Ne vous fiez surtout pas au début du film: on serait d'abord tenté à croire à une intrigue banale, grossière, proche du mélo, d'un film fait pour les femmes par un homme qui n'en connaît que les stéréotypes.
Or, rien de tout cela. Ce début trompeur n'est que le rideau d'une première pluie qui précède une immense tempête, un déluge intérieur. Celui-ci se déchaînera dans un chronotope que le cinéaste adapte: pendant une époque victorienne stricte, austère, dévote, où les femmes n'avait pas encore accès à l'éducation et donc aucun pouvoir, dans l'intimité d'une maison isolée en pleine campagne britannique, au milieu d'une nature indifférente, sauvage, rugueuse, aux pierres aux arêtes tranchantes et à la végétation dense que l'homme n'a pas domestiquée.

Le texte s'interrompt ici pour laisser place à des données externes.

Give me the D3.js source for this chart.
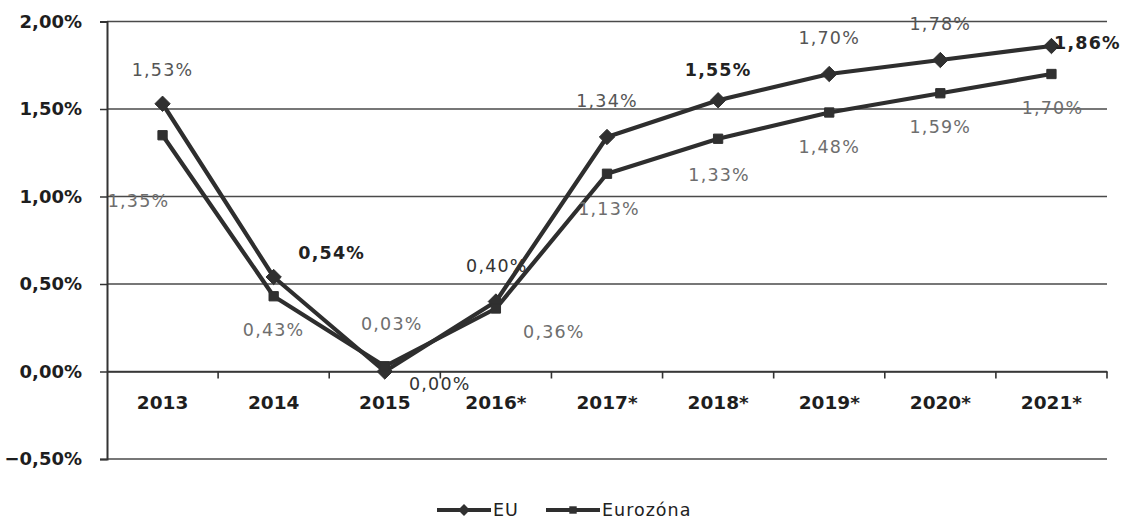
<!DOCTYPE html>
<html>
<head>
<meta charset="utf-8">
<script src="https://cdn.jsdelivr.net/npm/d3@7"></script>
<style>
  html, body { margin: 0; padding: 0; background: #fff; }
  svg { display: block; }
</style>
</head>
<body>
<svg id="chart" width="1125" height="519"></svg>
<script>
// Inflation: EU vs. Eurozone, 2013–2021 (* forecast)
const categories = ["2013", "2014", "2015", "2016*", "2017*", "2018*", "2019*", "2020*", "2021*"];
const euValues = [1.53, 0.54, 0.00, 0.40, 1.34, 1.55, 1.70, 1.78, 1.86];
const ezValues = [1.35, 0.43, 0.03, 0.36, 1.13, 1.33, 1.48, 1.59, 1.70];
const yTicks = [-0.5, 0, 0.5, 1.0, 1.5, 2.0];
const seriesNames = ["EU", "Eurozóna"];

// label placement relative to each point (px) and emphasis
const euLabelLayout = [
  {dx: 0, dy: -34, w: 400, c: "#555"}, {dx: 58, dy: -24, w: 700, c: "#222"},
  {dx: 55, dy: 12, w: 400, c: "#333"}, {dx: 1, dy: -36, w: 400, c: "#333"},
  {dx: 0, dy: -36, w: 400, c: "#555"}, {dx: 0, dy: -31, w: 700, c: "#222"},
  {dx: 0, dy: -36, w: 400, c: "#555"}, {dx: 0, dy: -36, w: 400, c: "#555"},
  {dx: 36, dy: -3, w: 700, c: "#222"}
];
const ezLabelLayout = [
  {dx: -24, dy: 65}, {dx: 0, dy: 33}, {dx: 7, dy: -43}, {dx: 58, dy: 23},
  {dx: 2, dy: 35}, {dx: 1, dy: 36}, {dx: 0, dy: 34}, {dx: 0, dy: 33}, {dx: 1, dy: 34}
];

const svg = d3.select("#chart");
const left = 107, right = 1107;

const x = d3.scaleBand().domain(categories).range([left, right]).padding(0);
const y = d3.scaleLinear().domain([-0.5, 2.0]).range([459, 21.5]);

const locale = d3.formatLocale({decimal: ",", thousands: " ", grouping: [3], currency: ["", "€"]});
const pct = v => locale.format(".2f")(v) + "%";

const lineColor = "#2e2e2e";

// horizontal gridlines
svg.append("g")
  .selectAll("line")
  .data(yTicks)
  .join("line")
  .attr("x1", left).attr("x2", right)
  .attr("y1", d => y(d)).attr("y2", d => y(d))
  .attr("stroke", "#4a4a4a")
  .attr("stroke-width", 1.6);

// y axis
const yAxis = svg.append("g")
  .attr("transform", `translate(${left},0)`)
  .call(d3.axisLeft(y).tickValues(yTicks).tickFormat(pct).tickSize(7).tickPadding(18));
yAxis.select(".domain").attr("stroke", "#333").attr("stroke-width", 2);
yAxis.selectAll(".tick line").attr("stroke", "#333").attr("stroke-width", 1.5);
yAxis.selectAll(".tick text")
  .attr("font-family", "DejaVu Sans, sans-serif")
  .attr("font-weight", "bold")
  .attr("font-size", 18)
  .attr("fill", "#1e1e1e");

// category axis along zero
const xAxis = svg.append("g")
  .attr("transform", `translate(0,${y(0)})`)
  .call(d3.axisBottom(x).tickSize(0).tickPadding(24));
xAxis.select(".domain").attr("stroke", "#333").attr("stroke-width", 1.6);
xAxis.selectAll(".tick text")
  .attr("font-family", "DejaVu Sans, sans-serif")
  .attr("font-weight", "bold")
  .attr("font-size", 18.5)
  .attr("fill", "#1e1e1e");
// tick marks between categories
xAxis.append("g")
  .selectAll("line")
  .data(categories.slice(1).concat([null]))
  .join("line")
  .attr("x1", (d, i) => d ? x(d) : right)
  .attr("x2", (d, i) => d ? x(d) : right)
  .attr("y1", 0).attr("y2", 7)
  .attr("stroke", "#333").attr("stroke-width", 1.6);

const cx = c => x(c) + x.bandwidth() / 2;
const line = d3.line().x((d, i) => cx(categories[i])).y(d => y(d));

const series = [
  {name: seriesNames[0], values: euValues, marker: d3.symbolDiamond2, size: 150},
  {name: seriesNames[1], values: ezValues, marker: d3.symbolSquare2, size: 110}
];

// lines
series.slice().reverse().forEach(s => {
  svg.append("path")
    .datum(s.values)
    .attr("d", line)
    .attr("fill", "none")
    .attr("stroke", lineColor)
    .attr("stroke-width", 4.2)
    .attr("stroke-linejoin", "round");
});

// markers
series.forEach(s => {
  svg.append("g")
    .selectAll("path")
    .data(s.values)
    .join("path")
    .attr("transform", (d, i) => `translate(${cx(categories[i])},${y(d)})`)
    .attr("d", d3.symbol().type(s.marker).size(s.size))
    .attr("fill", "#303030")
    .attr("stroke", "#303030")
    .attr("stroke-width", 1);
});

// data labels
const labelFont = "DejaVu Sans, sans-serif";
svg.append("g")
  .selectAll("text")
  .data(euValues)
  .join("text")
  .attr("x", (d, i) => cx(categories[i]) + euLabelLayout[i].dx)
  .attr("y", (d, i) => y(d) + euLabelLayout[i].dy)
  .attr("dy", "0.36em")
  .attr("text-anchor", "middle")
  .attr("font-family", labelFont)
  .attr("font-size", 17.5)
  .attr("letter-spacing", 1.2)
  .attr("font-weight", (d, i) => euLabelLayout[i].w)
  .attr("fill", (d, i) => euLabelLayout[i].c)
  .text(pct);

svg.append("g")
  .selectAll("text")
  .data(ezValues)
  .join("text")
  .attr("x", (d, i) => cx(categories[i]) + ezLabelLayout[i].dx)
  .attr("y", (d, i) => y(d) + ezLabelLayout[i].dy)
  .attr("dy", "0.36em")
  .attr("text-anchor", "middle")
  .attr("font-family", labelFont)
  .attr("font-size", 17.5)
  .attr("letter-spacing", 1.2)
  .attr("fill", "#6e6e6e")
  .text(pct);

// legend
const legend = svg.append("g").attr("transform", "translate(437,510)");
const legendItems = [
  {name: seriesNames[0], marker: d3.symbolDiamond2, size: 90, x: 0},
  {name: seriesNames[1], marker: d3.symbolSquare2, size: 70, x: 109}
];
legendItems.forEach(it => {
  const g = legend.append("g").attr("transform", `translate(${it.x},0)`);
  g.append("line").attr("x1", 0).attr("x2", 54).attr("y1", 0).attr("y2", 0)
    .attr("stroke", lineColor).attr("stroke-width", 4);
  g.append("path").attr("transform", "translate(27,0)")
    .attr("d", d3.symbol().type(it.marker).size(it.size))
    .attr("fill", "#303030");
  g.append("text").attr("x", 56).attr("y", 0).attr("dy", "0.36em")
    .attr("font-family", labelFont).attr("font-size", 17.5)
    .attr("letter-spacing", 1)
    .attr("fill", "#222")
    .text(it.name);
});
</script>
</body>
</html>
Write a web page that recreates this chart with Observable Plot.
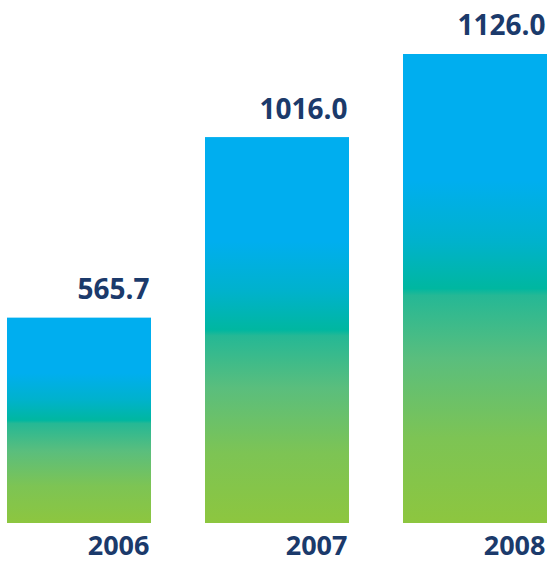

L'éclair, la foudre, c'est Katherine (la troublante Florence Pugh, magistrale, dans ce rôle à la Isabelle Huppert) qui l'a entre ses mains et déclenche cet enchaînement tragique dont on ne peut que deviner l'issue - rappelant le chef d’œuvre de Herzog, Aguirre ou la Colère de Dieu. De cet autre personnage tragique, elle partage la folie froide, pulsionnelle, maléfique voire machiavélique, folie la rapprochant aussi indéniablement d'une Mme Bovary qui par amour franchit un bord périlleux dont elle ne reviendra plus. Car voilà le nœud de l'intrigue, le dilemme pour ainsi dire qui se pose à la protagoniste: accepter le rôle d'épouse que lui dicte la société d'alors (famille, religion, codes sociaux, ...) ou être libre d'aimer, quitte à se mettre au ban de cette société et à l'écart de la morale? Elle optera vaillamment pour la liberté, ce qui lui procurera un bonheur sans limite de même qu'une souffrance à la mesure de son plaisir coupable.
William Oldroyd, dont c'est le premier film, frappe d'emblée très fort avec ce drame romancé sulfureux, aussi brûlant que la glace (pour reprendre l'excellent commentaire de Baudelaire au sujet des Liaisons Dangeureuses de Laclos) qui a le mérite de réunir l'approbation presque totale de la critique. Sa jeunesse imprégnée de religion déteint sur son film, de même que son expérience sur les planches influence sa mise en scène très théâtrale. Toutefois, il nous livre ici un vrai film, à l'image très soignée (soulignons l'excellent cadrage du photographe Ari Wagner), filmant à merveille les corps (morts ou amoureux, verticaux ou horizontaux), à la grammaire limpide évitant tout ornement stylistique vain, au rythme parfait fait de temps mort chargés d'une tension sourde et latente puis d'événements qui ne cessent de nous surprendre. Une grande réussite sans aucun doute, qui laisse augurer d'un futur prometteur.